Thorne's discovery and reconstruction of "Mungo Lady" led him to question the validity of the "Out of Africa" theory commonly held by many anthropologists. His specimen contained an advanced skull and overall anatomy that resembled modern day humans, but originated during an era and in a location where such hominids were believed not to exist. As a result of what had been uncovered at Lake Mungo, Thorne devoted a large amount of time and energy into constructing a theory that would prove that there had been only one human migration out of Africa and sought support from colleagues in various parts of the world. The single migration, which could have taken place around two million years ago, would have involved Homo sapiens, rather than the Homo erectus species posited by his opponents. When speaking publicly on the matter, Thorne conveyed confidence in his new discovery, stating that "only one species of human has ever left Africa, and that is us."

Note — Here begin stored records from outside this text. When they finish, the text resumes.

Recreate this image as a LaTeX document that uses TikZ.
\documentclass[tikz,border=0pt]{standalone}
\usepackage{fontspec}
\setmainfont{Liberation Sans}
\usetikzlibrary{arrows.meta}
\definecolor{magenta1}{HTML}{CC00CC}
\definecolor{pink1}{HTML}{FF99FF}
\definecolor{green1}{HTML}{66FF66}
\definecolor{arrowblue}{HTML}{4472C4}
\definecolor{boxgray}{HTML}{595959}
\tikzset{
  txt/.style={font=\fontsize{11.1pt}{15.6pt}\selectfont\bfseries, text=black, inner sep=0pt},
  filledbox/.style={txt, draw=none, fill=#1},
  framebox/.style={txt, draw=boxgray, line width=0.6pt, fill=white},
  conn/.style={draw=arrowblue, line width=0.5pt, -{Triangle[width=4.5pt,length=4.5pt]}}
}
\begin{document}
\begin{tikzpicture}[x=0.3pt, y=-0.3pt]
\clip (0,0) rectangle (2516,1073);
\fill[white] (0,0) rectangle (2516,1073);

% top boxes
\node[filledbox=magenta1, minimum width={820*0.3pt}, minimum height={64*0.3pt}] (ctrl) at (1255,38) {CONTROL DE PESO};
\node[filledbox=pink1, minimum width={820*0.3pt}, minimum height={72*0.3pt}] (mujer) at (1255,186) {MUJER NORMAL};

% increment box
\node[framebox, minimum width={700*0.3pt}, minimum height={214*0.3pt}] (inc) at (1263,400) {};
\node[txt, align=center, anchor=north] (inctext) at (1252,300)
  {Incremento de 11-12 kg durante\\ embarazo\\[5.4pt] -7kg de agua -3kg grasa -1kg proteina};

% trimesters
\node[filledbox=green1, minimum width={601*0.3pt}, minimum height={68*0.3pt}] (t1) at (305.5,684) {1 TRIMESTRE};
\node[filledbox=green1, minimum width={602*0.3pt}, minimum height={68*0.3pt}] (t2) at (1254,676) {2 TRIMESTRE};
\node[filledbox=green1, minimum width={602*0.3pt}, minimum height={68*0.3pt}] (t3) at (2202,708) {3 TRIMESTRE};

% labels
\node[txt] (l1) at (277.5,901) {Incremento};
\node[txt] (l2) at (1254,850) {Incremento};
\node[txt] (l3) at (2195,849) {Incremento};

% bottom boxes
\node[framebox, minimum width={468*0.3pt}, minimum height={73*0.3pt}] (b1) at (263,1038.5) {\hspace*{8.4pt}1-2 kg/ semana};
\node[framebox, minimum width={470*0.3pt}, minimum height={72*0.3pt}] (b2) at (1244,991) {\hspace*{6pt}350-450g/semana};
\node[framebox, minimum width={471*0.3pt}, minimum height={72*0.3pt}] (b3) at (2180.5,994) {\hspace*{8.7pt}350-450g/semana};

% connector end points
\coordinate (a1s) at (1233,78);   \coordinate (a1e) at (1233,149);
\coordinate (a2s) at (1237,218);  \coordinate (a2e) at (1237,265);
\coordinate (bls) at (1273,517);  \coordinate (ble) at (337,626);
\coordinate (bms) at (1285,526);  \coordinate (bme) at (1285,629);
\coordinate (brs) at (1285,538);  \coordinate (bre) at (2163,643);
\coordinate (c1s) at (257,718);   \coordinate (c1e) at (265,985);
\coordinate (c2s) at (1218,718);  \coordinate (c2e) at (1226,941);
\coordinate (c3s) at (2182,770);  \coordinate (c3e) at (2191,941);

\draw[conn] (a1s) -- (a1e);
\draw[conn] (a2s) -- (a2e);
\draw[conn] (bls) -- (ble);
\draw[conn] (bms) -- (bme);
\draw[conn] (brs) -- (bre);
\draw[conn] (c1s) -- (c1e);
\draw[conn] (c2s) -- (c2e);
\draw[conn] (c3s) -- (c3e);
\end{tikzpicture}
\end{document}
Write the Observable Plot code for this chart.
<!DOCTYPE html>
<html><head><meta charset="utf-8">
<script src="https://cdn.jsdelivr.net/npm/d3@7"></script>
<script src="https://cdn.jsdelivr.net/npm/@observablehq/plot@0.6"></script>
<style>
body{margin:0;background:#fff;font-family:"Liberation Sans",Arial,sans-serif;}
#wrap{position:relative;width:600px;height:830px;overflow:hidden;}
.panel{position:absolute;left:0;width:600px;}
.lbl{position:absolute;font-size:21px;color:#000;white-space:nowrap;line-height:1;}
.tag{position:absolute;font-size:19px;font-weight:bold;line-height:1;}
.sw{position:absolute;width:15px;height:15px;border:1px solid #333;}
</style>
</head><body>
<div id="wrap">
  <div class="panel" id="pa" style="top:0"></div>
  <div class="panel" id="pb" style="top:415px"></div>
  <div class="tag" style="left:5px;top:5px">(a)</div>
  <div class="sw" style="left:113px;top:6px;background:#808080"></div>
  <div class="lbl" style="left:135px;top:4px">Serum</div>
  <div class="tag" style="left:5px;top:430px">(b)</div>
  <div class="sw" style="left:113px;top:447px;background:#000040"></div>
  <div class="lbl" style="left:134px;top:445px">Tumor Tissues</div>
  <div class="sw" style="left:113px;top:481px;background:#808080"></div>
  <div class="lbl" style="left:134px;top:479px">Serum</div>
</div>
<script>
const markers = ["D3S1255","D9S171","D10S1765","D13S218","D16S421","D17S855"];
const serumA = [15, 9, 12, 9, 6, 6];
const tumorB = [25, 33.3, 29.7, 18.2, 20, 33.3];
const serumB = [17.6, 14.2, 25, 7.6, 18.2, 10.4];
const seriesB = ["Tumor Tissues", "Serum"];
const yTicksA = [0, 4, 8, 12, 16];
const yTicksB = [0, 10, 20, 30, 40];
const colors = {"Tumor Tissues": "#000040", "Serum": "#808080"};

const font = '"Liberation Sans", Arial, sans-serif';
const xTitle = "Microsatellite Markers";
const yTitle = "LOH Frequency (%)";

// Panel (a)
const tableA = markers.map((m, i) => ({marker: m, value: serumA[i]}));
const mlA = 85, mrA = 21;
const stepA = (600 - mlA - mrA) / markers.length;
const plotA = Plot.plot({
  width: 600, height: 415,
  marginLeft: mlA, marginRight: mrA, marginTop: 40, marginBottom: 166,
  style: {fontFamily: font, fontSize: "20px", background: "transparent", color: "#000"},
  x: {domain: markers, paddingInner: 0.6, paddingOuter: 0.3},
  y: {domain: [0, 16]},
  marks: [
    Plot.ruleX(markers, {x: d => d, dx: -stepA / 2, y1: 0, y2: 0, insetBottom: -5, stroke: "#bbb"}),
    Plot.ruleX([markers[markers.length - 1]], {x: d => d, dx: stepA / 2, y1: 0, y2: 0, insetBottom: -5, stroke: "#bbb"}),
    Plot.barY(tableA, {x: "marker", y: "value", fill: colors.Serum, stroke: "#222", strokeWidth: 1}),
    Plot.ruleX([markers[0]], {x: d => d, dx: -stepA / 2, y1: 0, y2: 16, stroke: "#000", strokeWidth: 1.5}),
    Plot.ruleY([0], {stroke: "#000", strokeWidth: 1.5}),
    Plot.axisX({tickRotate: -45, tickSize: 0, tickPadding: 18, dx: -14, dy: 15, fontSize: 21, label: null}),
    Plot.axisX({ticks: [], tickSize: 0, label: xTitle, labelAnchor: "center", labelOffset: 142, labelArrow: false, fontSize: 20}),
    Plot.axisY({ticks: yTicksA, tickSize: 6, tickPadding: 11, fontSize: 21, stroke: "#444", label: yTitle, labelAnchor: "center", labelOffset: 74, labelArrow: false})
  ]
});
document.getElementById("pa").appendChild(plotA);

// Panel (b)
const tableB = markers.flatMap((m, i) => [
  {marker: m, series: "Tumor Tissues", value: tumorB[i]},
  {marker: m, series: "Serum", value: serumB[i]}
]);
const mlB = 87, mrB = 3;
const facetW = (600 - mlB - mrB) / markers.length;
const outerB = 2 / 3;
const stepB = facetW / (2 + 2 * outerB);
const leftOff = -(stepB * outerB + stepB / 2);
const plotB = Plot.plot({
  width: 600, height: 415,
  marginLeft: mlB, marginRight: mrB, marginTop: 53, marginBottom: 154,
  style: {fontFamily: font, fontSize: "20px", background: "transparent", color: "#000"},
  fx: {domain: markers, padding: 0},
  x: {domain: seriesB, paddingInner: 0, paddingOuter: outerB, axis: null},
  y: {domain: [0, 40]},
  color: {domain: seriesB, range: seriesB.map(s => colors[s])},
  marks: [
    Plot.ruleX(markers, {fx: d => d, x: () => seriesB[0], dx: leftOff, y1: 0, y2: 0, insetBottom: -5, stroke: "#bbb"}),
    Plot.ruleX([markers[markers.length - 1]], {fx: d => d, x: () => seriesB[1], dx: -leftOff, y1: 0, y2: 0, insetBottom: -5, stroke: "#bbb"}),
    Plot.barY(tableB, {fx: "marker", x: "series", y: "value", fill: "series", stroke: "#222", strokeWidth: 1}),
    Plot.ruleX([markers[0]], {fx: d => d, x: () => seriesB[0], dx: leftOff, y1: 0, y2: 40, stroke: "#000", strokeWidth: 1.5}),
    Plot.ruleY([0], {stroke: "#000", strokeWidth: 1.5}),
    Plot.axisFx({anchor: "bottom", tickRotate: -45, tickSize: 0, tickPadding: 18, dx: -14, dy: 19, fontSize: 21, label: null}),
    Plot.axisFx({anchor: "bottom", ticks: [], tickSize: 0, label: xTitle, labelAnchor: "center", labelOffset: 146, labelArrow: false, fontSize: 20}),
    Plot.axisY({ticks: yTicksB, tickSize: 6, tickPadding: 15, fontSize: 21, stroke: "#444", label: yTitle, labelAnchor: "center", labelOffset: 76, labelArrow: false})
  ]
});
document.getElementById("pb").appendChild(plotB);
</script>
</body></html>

For Thorne, the Lake Mungo study clearly demonstrated that instead of a second wave of Homo sapiens migration taking place approximately 100,000 to 120,000 years ago out of Africa, "regional continuity" occurred. Thorne believed that the second migration never happened and that the first wave of migration from Africa two million years ago is the basis of human evolution.

== Kow Swamp ==
Thorne played an influential role in the leading of the excavations at the Kow Swamp burial ground, 10 km southeast of Cohuna in the central Murray Valley, Australia. Between 1968 and 1972, Thorne, together with colleagues, unearthed 22 individual sets of remains, with a portion dating back to the Pleistocene era. The excavations at Kow Swamp formed part of Thorne's PhD research and he is credited with providing Australian anthropology with the first ever fossil sets from established contexts – that is, from provenance and dating. Through the reconstruction of the individual specimens excavated, Thorne and his team were able to further examine the many features that characterised the time period. The Kow Swamp research provided great insight into the potential appearance of Australia's ancestors, in addition to the variety of lifestyles adopted. Furthermore, this work was combined with the many other excavations being undertaken in Australia and Asia during a similar time period that were exploring the possibility of multiregional human evolution, rather than the widely accepted "Out of Africa" theory.

Studies performed on the Kow Swamp fossils led to the formulation of an alternate theory, as the bodies that were reconstructed proved to be structurally similar to modern humans, rather than the temporal era that was assigned to them. Thorne, alongside similarly minded colleagues, insisted that the predominant theory was flawed.

==Regional continuity theory==
The theory of "regional continuity" has been significant in the anthropological realm for several decades and has been explored by many researchers in various fields, as they have attempted to respond to the fundamental question of how humans have evolved. Of particular importance to the verification of the theory is the resultant questioning of the fundamental knowledge that humans hold about their own anatomy. Thorne, together with colleagues around the world, called "regional continuity" the more likely path of human history.

The details of the theory contend that around two million years ago, Homo sapiens (not Homo erectus) left Africa and dispersed across the Middle East, into Europe, North and South America and Asia, right down through to Australia. It was thus argued by Thorne that all humans have originated from this initial, single journey. The theory then explains that the sub-species of the hominids (Homo erectus and Homo antecessor) are the basis for the different human physical attributes of the modern age, such as tall, slender southern traits and short, stocky northern characteristics. Fundamental to this argument is the ability of such hominids to sexually reproduce with a member of the opposite sex from any of the different hominid races (Thorne used learnings from his own extensive animal studies as substantiation here). As time progressed, this behaviour is likely to have migrated outwards and further reproduction with different hominids has, according to Thorne's theory, created the races found today.

==Death==
Thorne died in Canberra on 21 May 2012 of Alzheimer's disease. He was 73.